Prove that the bisectors of the interior angles of a rectangle form a square.

In rectangle,

All the interior angles equal to 90°. So, bisectors divide interior angles into two 45° angles.

In △ BSC,

By angle sum property of triangle,

⇒ ∠SBC + ∠SCB + ∠BSC = 180°

⇒ $\dfrac{∠B}{2} + \dfrac{∠C}{2}$ + ∠BSC = 180°

⇒ 45° + 45° + ∠BSC = 180°

⇒ ∠BSC = 180° - 90° = 90°.

Since,

⇒ ∠SBC = ∠SCB

∴ BS = SC (Sides opposite to equal angles are equal) …..(1)

From figure,

⇒ ∠PSR = ∠BSC = 90°.

In △ APB and △ DRC,

⇒ ∠PAB = ∠RDC (Both equal to 45°)

⇒ ∠PBA = ∠RCD (Both equal to 45°)

⇒ AB = CD (Opposite sides of rectangle are equal)

∴ △ APB ≅ △ DRC (By A.S.A. axiom)

We know that,

Corresponding parts of congruent triangle are equal.

∴ BP = CR ………(2)

Subtracting equation (2) from (1), we get :

⇒ BS - BP = SC - CR

⇒ PS = SR ………….(3)

In △ DRC,

By angle sum property of triangle,

⇒ ∠RCD + ∠CDR + ∠DRC = 180°

⇒ $\dfrac{∠C}{2} + \dfrac{∠D}{2}$ + ∠DRC = 180°

⇒ 45° + 45° + ∠DRC = 180°

⇒ ∠DRC = 180° - 90° = 90°.

From figure,

⇒ ∠SRQ = ∠DRC = 90° (Vertically opposite angles are equal)

In △ PAB,

By angle sum property of triangle,

⇒ ∠PAB + ∠ABP + ∠BPA = 180°

⇒ $\dfrac{∠A}{2} + \dfrac{∠B}{2}$ + ∠BPA = 180°

⇒ 45° + 45° + ∠BPA = 180°

⇒ ∠BPA = 180° - 90° = 90°.

From figure,

⇒ ∠SPQ = ∠BPA = 90° (Vertically opposite angles are equal)

In △ AQD,

By angle sum property of triangle,

⇒ ∠DAQ + ∠QDA + ∠AQD = 180°

⇒ $\dfrac{∠A}{2} + \dfrac{∠D}{2}$ + ∠AQD = 180°

⇒ 45° + 45° + ∠AQD = 180°

⇒ ∠AQD = 180° - 90° = 90°.

Since,

⇒ ∠DAQ = ∠QDA

∴ AQ = QD (Sides opposite to equal angles are equal) …..(4)

From figure,

⇒ ∠PQR = ∠AQD = 90°.

Since, △ APB ≅ △ DRC

∴ AP = DR ………(5)

Subtracting equation (5) from (4), we get :

⇒ AQ - AP = QD - DR

⇒ PQ = QR ………..(6)

In △ BSC and △ AQD,

⇒ ∠B = ∠A (Both equal to 45°)

⇒ ∠C = ∠D (Both equal to 45°)

⇒ ∠S = ∠Q (Both equal to 90°)

∴ △ BSC ≅ △ AQD (By A.A.A. axiom)

We know that,

Corresponding parts of congruent triangle are equal.

∴ BS = AQ ………(7)

In △ AQD,

⇒ ∠A = ∠D (Both equal to 45°)

⇒ DQ = AQ (Sides opposite to equal angles are equal) ………(8)

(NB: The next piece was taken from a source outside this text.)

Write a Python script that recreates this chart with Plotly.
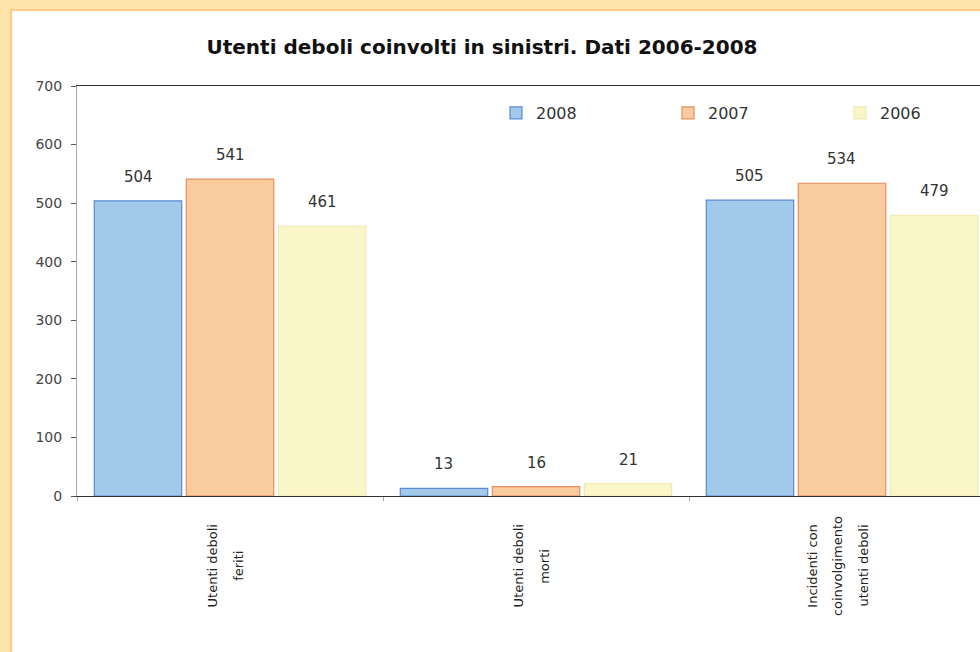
import plotly.graph_objects as go

# Data: vulnerable road users involved in road accidents, 2006-2008
categories = [
    "Utenti deboli<br>feriti",
    "Utenti deboli<br>morti",
    "Incidenti con<br>coinvolgimento<br>utenti deboli",
]
years = ["2008", "2007", "2006"]
values_2008 = [504, 13, 505]
values_2007 = [541, 16, 534]
values_2006 = [461, 21, 479]
series = [values_2008, values_2007, values_2006]

fill_colors = ["#A2C8EA", "#F9CB9E", "#FBF6C8"]
line_colors = ["#5A8AD2", "#E48E5C", "#F0E9B4"]

W, H = 980, 652
ML, MR, MT, MB = 77, 0, 86, 156
plot_w = W - ML - MR
plot_h = H - MT - MB

FONT = "DejaVu Sans"
BARGAP = 0.098


def px_x(p):
    return (p - ML) / plot_w


def px_y(p):
    return (H - MB - p) / plot_h


legend_ids = ["legend", "legend2", "legend3"]
legend_text_x = [537, 709, 881]

fig = go.Figure()
for name, vals, fc, lc, lid in zip(years, series, fill_colors, line_colors, legend_ids):
    fig.add_trace(go.Bar(
        name=name,
        x=categories,
        y=vals,
        legend=lid,
        marker=dict(color=fc, line=dict(color=lc, width=1.2)),
    ))

# value labels above each bar, positioned on the grouped slots
slot = (1 - BARGAP) / len(series)
annotations = []
for k, vals in enumerate(series):
    for i, v in enumerate(vals):
        annotations.append(dict(
            x=i + (k - (len(series) - 1) / 2) * slot, y=v,
            xref="x", yref="y", text=str(v), showarrow=False,
            yanchor="bottom", yshift=13,
            font=dict(family=FONT, size=15, color="#333333"),
        ))

# rotated category labels, one annotation per line
line_step = 25 / plot_w * 3
for i, cat in enumerate(categories):
    lines = cat.split("<br>")
    n = len(lines)
    for j, txt in enumerate(lines):
        annotations.append(dict(
            x=i - 0.016 + (j - (n - 1) / 2) * line_step, y=(-70) / plot_h,
            xref="x", yref="paper", text=txt, showarrow=False,
            textangle=-90, xanchor="center", yanchor="middle",
            font=dict(family=FONT, size=13, color="#222222"),
        ))

shapes = [
    # white chart panel inside the frame
    dict(type="rect", xref="paper", yref="paper", layer="below",
         x0=px_x(12), x1=px_x(W + 20), y0=px_y(H + 20), y1=px_y(11),
         fillcolor="white", line=dict(width=0)),
    dict(type="line", xref="paper", yref="paper", layer="below",
         x0=px_x(11), x1=px_x(11), y0=px_y(H + 20), y1=px_y(10),
         line=dict(color="#FFCB88", width=2)),
    dict(type="line", xref="paper", yref="paper", layer="below",
         x0=px_x(10), x1=px_x(W + 20), y0=px_y(10), y1=px_y(10),
         line=dict(color="#FFCB88", width=2)),
]

legend_style = dict(
    orientation="h", xanchor="left", yanchor="middle", y=px_y(113),
    font=dict(family=FONT, size=16, color="#333333"),
    bgcolor="rgba(0,0,0,0)", borderwidth=0,
)
legends = {
    lid: dict(legend_style, x=px_x(tx - 41))
    for lid, tx in zip(legend_ids, legend_text_x)
}

fig.update_layout(
    width=W, height=H,
    margin=dict(l=ML, r=MR, t=MT, b=MB, pad=0),
    paper_bgcolor="#FDE4AA",
    plot_bgcolor="white",
    barmode="group",
    bargap=BARGAP,
    bargroupgap=0.05,
    showlegend=True,
    title=dict(
        text="<b>Utenti deboli coinvolti in sinistri. Dati 2006-2008</b>",
        x=482 / W, xanchor="center", xref="container",
        y=1 - 47 / H, yanchor="middle", yref="container",
        font=dict(family=FONT, size=20, color="#111111"),
    ),
    xaxis=dict(
        type="category",
        range=[-0.5, 2.451],
        showticklabels=False,
        showline=True, linecolor="#333333", linewidth=1,
        mirror=True,
        ticks="outside", tickson="boundaries", ticklen=4, tickcolor="#AAAAAA",
        showgrid=False, zeroline=False,
    ),
    yaxis=dict(
        range=[0, 700],
        tickvals=[0, 100, 200, 300, 400, 500, 600, 700],
        showline=True, linecolor="#A8A8A8", linewidth=1,
        ticks="outside", ticklen=5, tickcolor="#555555",
        ticklabelstandoff=6,
        showgrid=False, zeroline=False,
        tickfont=dict(family=FONT, size=14, color="#444444"),
    ),
    annotations=annotations,
    shapes=shapes,
    **legends,
)

fig.write_html("out.html")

From equation (7) and (8), we get :

⇒ BS = DQ ………(9)

In △ CDR,

⇒ ∠C = ∠D (Both equal to 45°)

⇒ DR = CR (Sides opposite to equal angles are equal) ………(10)

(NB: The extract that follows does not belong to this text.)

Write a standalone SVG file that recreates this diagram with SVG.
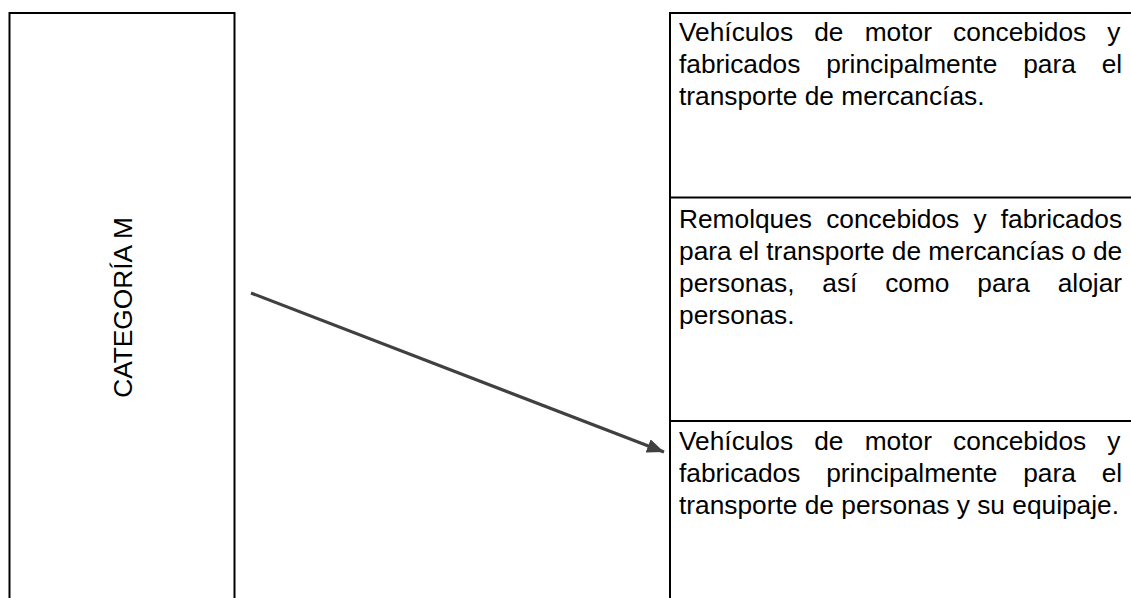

From equation (2) and (10), we get :

⇒ BP = DR …..(11)

Subtracting equation (11) from (9), we get :

⇒ BS - BP = DQ - DR

⇒ PS = QR ………(12)

From equation (3), (6) and (12), we get :

⇒ PQ = QR = RS = PS.

Since, all sides of quadrilateral PQRS are equal and each interior angle equals to 90°.

∴ PQRS is a square.

Hence, proved that bisectors of the interior angles of a rectangle form a square.